--- DIRECTIVE ---
The listing below should be printed exactly, every line of it. Skip the pictures.

====== MATERIAL PROVIDED

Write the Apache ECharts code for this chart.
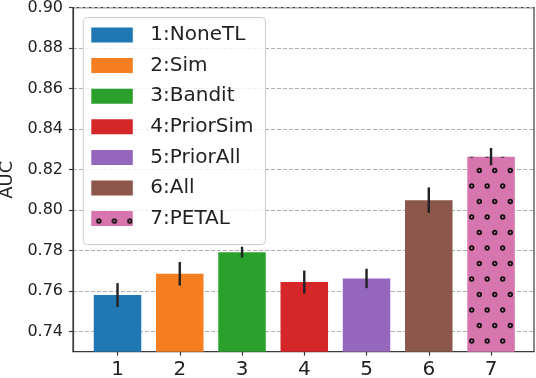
<!DOCTYPE html>
<html>
<head>
<meta charset="utf-8">
<script src="https://cdn.jsdelivr.net/npm/echarts@6/dist/echarts.min.js"></script>
<style>
  html, body { margin: 0; padding: 0; background: #fff; }
  #chart { width: 536px; height: 378px; }
</style>
</head>
<body>
<div id="chart"></div>
<script>
// ---- data ----
const methods = ['1:NoneTL', '2:Sim', '3:Bandit', '4:PriorSim', '5:PriorAll', '6:All', '7:PETAL']
const positions = [1, 2, 3, 4, 5, 6, 7]
const aucMean = [0.7580, 0.7685, 0.7792, 0.7644, 0.7662, 0.8049, 0.8264]
const aucErr = [0.0059, 0.0058, 0.0027, 0.0057, 0.0048, 0.0063, 0.0043]
const yTicks = [0.74, 0.76, 0.78, 0.80, 0.82, 0.84, 0.86, 0.88, 0.90]
const xTicks = [1, 2, 3, 4, 5, 6, 7]

const colors = ['#1f77b4', '#f57f20', '#2ca02c', '#d62728', '#9467bd', '#8c564b', '#d775ae']
const FONT = 'DejaVu Sans'
const TEXT = '#222'

// dotted hatch (small rings), tile 31x31 with dots at the given spots
function dotPattern (bg, pts) {
  const c = document.createElement('canvas')
  c.width = 31
  c.height = 31
  const g = c.getContext('2d')
  g.fillStyle = bg
  g.fillRect(0, 0, 31, 31)
  g.strokeStyle = '#111'
  g.lineWidth = 1.8
  pts.forEach(([px, py]) => {
    for (const dx of [-31, 0, 31]) {
      for (const dy of [-31, 0, 31]) {
        g.beginPath()
        g.arc(px + dx, py + dy, 1.8, 0, Math.PI * 2)
        g.fillStyle = bg
        g.fill()
        g.stroke()
      }
    }
  })
  return { image: c, repeat: 'repeat' }
}

const barHatch = dotPattern(colors[6], [[14.3, 15.5], [29.8, 15.5], [6.7, 0], [22.2, 0]])
const legendHatch = dotPattern(colors[6], [[7.6, 10], [23.1, 10]])

const barSeries = methods.map((name, i) => ({
  name,
  type: 'bar',
  data: [[positions[i], aucMean[i]]],
  barWidth: 47.5,
  barGap: '-100%',
  itemStyle: {
    color: i === 6 ? barHatch : colors[i]
  },
  z: 2
}))

const errSeries = {
  name: 'err',
  type: 'custom',
  data: positions.map((x, i) => [x, aucMean[i] - aucErr[i], aucMean[i] + aucErr[i]]),
  encode: { x: 0, y: [1, 2] },
  renderItem: (params, api) => {
    const a = api.coord([api.value(0), api.value(1)])
    const b = api.coord([api.value(0), api.value(2)])
    return {
      type: 'line',
      shape: { x1: a[0], y1: a[1], x2: b[0], y2: b[1] },
      style: { stroke: '#222', lineWidth: 2.4 }
    }
  },
  z: 5
}

const chart = echarts.init(document.getElementById('chart'), null, { renderer: 'canvas' })

const option = {
  animation: false,
  backgroundColor: '#fff',
  textStyle: { fontFamily: FONT },
  grid: {
    left: 73,
    right: 2,
    top: 7.7,
    bottom: 26.3,
    show: true,
    borderColor: '#3a3a3a',
    borderWidth: 1.2,
    outerBoundsMode: 'none'
  },
  xAxis: {
    type: 'value',
    min: 0.285,
    max: 7.69,
    axisLine: { show: true, lineStyle: { color: '#3a3a3a', width: 1.2 } },
    axisTick: { show: true, length: 4, customValues: xTicks, lineStyle: { color: '#3a3a3a', width: 1.2 } },
    axisLabel: { customValues: xTicks, fontSize: 20, color: TEXT, fontFamily: FONT, margin: 8 },
    splitLine: { show: false }
  },
  yAxis: {
    type: 'value',
    min: 0.73,
    max: 0.90,
    name: 'AUC',
    nameLocation: 'middle',
    nameRotate: 90,
    nameGap: 56,
    nameTextStyle: { fontSize: 18, color: TEXT, fontFamily: FONT },
    axisLine: { show: true, lineStyle: { color: '#3a3a3a', width: 1.2 } },
    axisTick: { show: true, length: 4, customValues: yTicks, lineStyle: { color: '#3a3a3a', width: 1.2 } },
    axisLabel: {
      customValues: yTicks,
      formatter: v => v.toFixed(2),
      fontSize: 16,
      color: TEXT,
      fontFamily: FONT,
      margin: 10
    },
    splitLine: { show: true, lineStyle: { color: '#b0b0b0', width: 1, type: [4, 2] } }
  },
  legend: {
    data: methods.map((name, i) => (i === 6 ? { name, itemStyle: { color: legendHatch } } : name)),
    orient: 'vertical',
    left: 83.3,
    top: 17.5,
    icon: 'rect',
    itemWidth: 41.5,
    itemHeight: 15,
    itemGap: 10.6,
    padding: [7.5, 12, 16, 8],
    backgroundColor: 'rgba(255,255,255,0.8)',
    borderColor: '#cccccc',
    borderWidth: 1,
    borderRadius: 4,
    textStyle: {
      fontSize: 20,
      lineHeight: 20,
      color: TEXT,
      fontFamily: FONT,
      padding: [0, 0, 0, 12.5]
    }
  },
  series: [...barSeries, errSeries]
}

chart.setOption(option)
</script>
</body>
</html>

============

--- THE RESULT ---
Write the Apache ECharts code for this chart.
<!DOCTYPE html>
<html>
<head>
<meta charset="utf-8">
<script src="https://cdn.jsdelivr.net/npm/echarts@6/dist/echarts.min.js"></script>
<style>
  html, body { margin: 0; padding: 0; background: #fff; }
  #chart { width: 536px; height: 378px; }
</style>
</head>
<body>
<div id="chart"></div>
<script>
// ---- data ----
const methods = ['1:NoneTL', '2:Sim', '3:Bandit', '4:PriorSim', '5:PriorAll', '6:All', '7:PETAL']
const positions = [1, 2, 3, 4, 5, 6, 7]
const aucMean = [0.7580, 0.7685, 0.7792, 0.7644, 0.7662, 0.8049, 0.8264]
const aucErr = [0.0059, 0.0058, 0.0027, 0.0057, 0.0048, 0.0063, 0.0043]
const yTicks = [0.74, 0.76, 0.78, 0.80, 0.82, 0.84, 0.86, 0.88, 0.90]
const xTicks = [1, 2, 3, 4, 5, 6, 7]

const colors = ['#1f77b4', '#f57f20', '#2ca02c', '#d62728', '#9467bd', '#8c564b', '#d775ae']
const FONT = 'DejaVu Sans'
const TEXT = '#222'

// dotted hatch (small rings), tile 31x31 with dots at the given spots
function dotPattern (bg, pts) {
  const c = document.createElement('canvas')
  c.width = 31
  c.height = 31
  const g = c.getContext('2d')
  g.fillStyle = bg
  g.fillRect(0, 0, 31, 31)
  g.strokeStyle = '#111'
  g.lineWidth = 1.8
  pts.forEach(([px, py]) => {
    for (const dx of [-31, 0, 31]) {
      for (const dy of [-31, 0, 31]) {
        g.beginPath()
        g.arc(px + dx, py + dy, 1.8, 0, Math.PI * 2)
        g.fillStyle = bg
        g.fill()
        g.stroke()
      }
    }
  })
  return { image: c, repeat: 'repeat' }
}

const barHatch = dotPattern(colors[6], [[14.3, 15.5], [29.8, 15.5], [6.7, 0], [22.2, 0]])
const legendHatch = dotPattern(colors[6], [[7.6, 10], [23.1, 10]])

const barSeries = methods.map((name, i) => ({
  name,
  type: 'bar',
  data: [[positions[i], aucMean[i]]],
  barWidth: 47.5,
  barGap: '-100%',
  itemStyle: {
    color: i === 6 ? barHatch : colors[i]
  },
  z: 2
}))

const errSeries = {
  name: 'err',
  type: 'custom',
  data: positions.map((x, i) => [x, aucMean[i] - aucErr[i], aucMean[i] + aucErr[i]]),
  encode: { x: 0, y: [1, 2] },
  renderItem: (params, api) => {
    const a = api.coord([api.value(0), api.value(1)])
    const b = api.coord([api.value(0), api.value(2)])
    return {
      type: 'line',
      shape: { x1: a[0], y1: a[1], x2: b[0], y2: b[1] },
      style: { stroke: '#222', lineWidth: 2.4 }
    }
  },
  z: 5
}

const chart = echarts.init(document.getElementById('chart'), null, { renderer: 'canvas' })

const option = {
  animation: false,
  backgroundColor: '#fff',
  textStyle: { fontFamily: FONT },
  grid: {
    left: 73,
    right: 2,
    top: 7.7,
    bottom: 26.3,
    show: true,
    borderColor: '#3a3a3a',
    borderWidth: 1.2,
    outerBoundsMode: 'none'
  },
  xAxis: {
    type: 'value',
    min: 0.285,
    max: 7.69,
    axisLine: { show: true, lineStyle: { color: '#3a3a3a', width: 1.2 } },
    axisTick: { show: true, length: 4, customValues: xTicks, lineStyle: { color: '#3a3a3a', width: 1.2 } },
    axisLabel: { customValues: xTicks, fontSize: 20, color: TEXT, fontFamily: FONT, margin: 8 },
    splitLine: { show: false }
  },
  yAxis: {
    type: 'value',
    min: 0.73,
    max: 0.90,
    name: 'AUC',
    nameLocation: 'middle',
    nameRotate: 90,
    nameGap: 56,
    nameTextStyle: { fontSize: 18, color: TEXT, fontFamily: FONT },
    axisLine: { show: true, lineStyle: { color: '#3a3a3a', width: 1.2 } },
    axisTick: { show: true, length: 4, customValues: yTicks, lineStyle: { color: '#3a3a3a', width: 1.2 } },
    axisLabel: {
      customValues: yTicks,
      formatter: v => v.toFixed(2),
      fontSize: 16,
      color: TEXT,
      fontFamily: FONT,
      margin: 10
    },
    splitLine: { show: true, lineStyle: { color: '#b0b0b0', width: 1, type: [4, 2] } }
  },
  legend: {
    data: methods.map((name, i) => (i === 6 ? { name, itemStyle: { color: legendHatch } } : name)),
    orient: 'vertical',
    left: 83.3,
    top: 17.5,
    icon: 'rect',
    itemWidth: 41.5,
    itemHeight: 15,
    itemGap: 10.6,
    padding: [7.5, 12, 16, 8],
    backgroundColor: 'rgba(255,255,255,0.8)',
    borderColor: '#cccccc',
    borderWidth: 1,
    borderRadius: 4,
    textStyle: {
      fontSize: 20,
      lineHeight: 20,
      color: TEXT,
      fontFamily: FONT,
      padding: [0, 0, 0, 12.5]
    }
  },
  series: [...barSeries, errSeries]
}

chart.setOption(option)
</script>
</body>
</html>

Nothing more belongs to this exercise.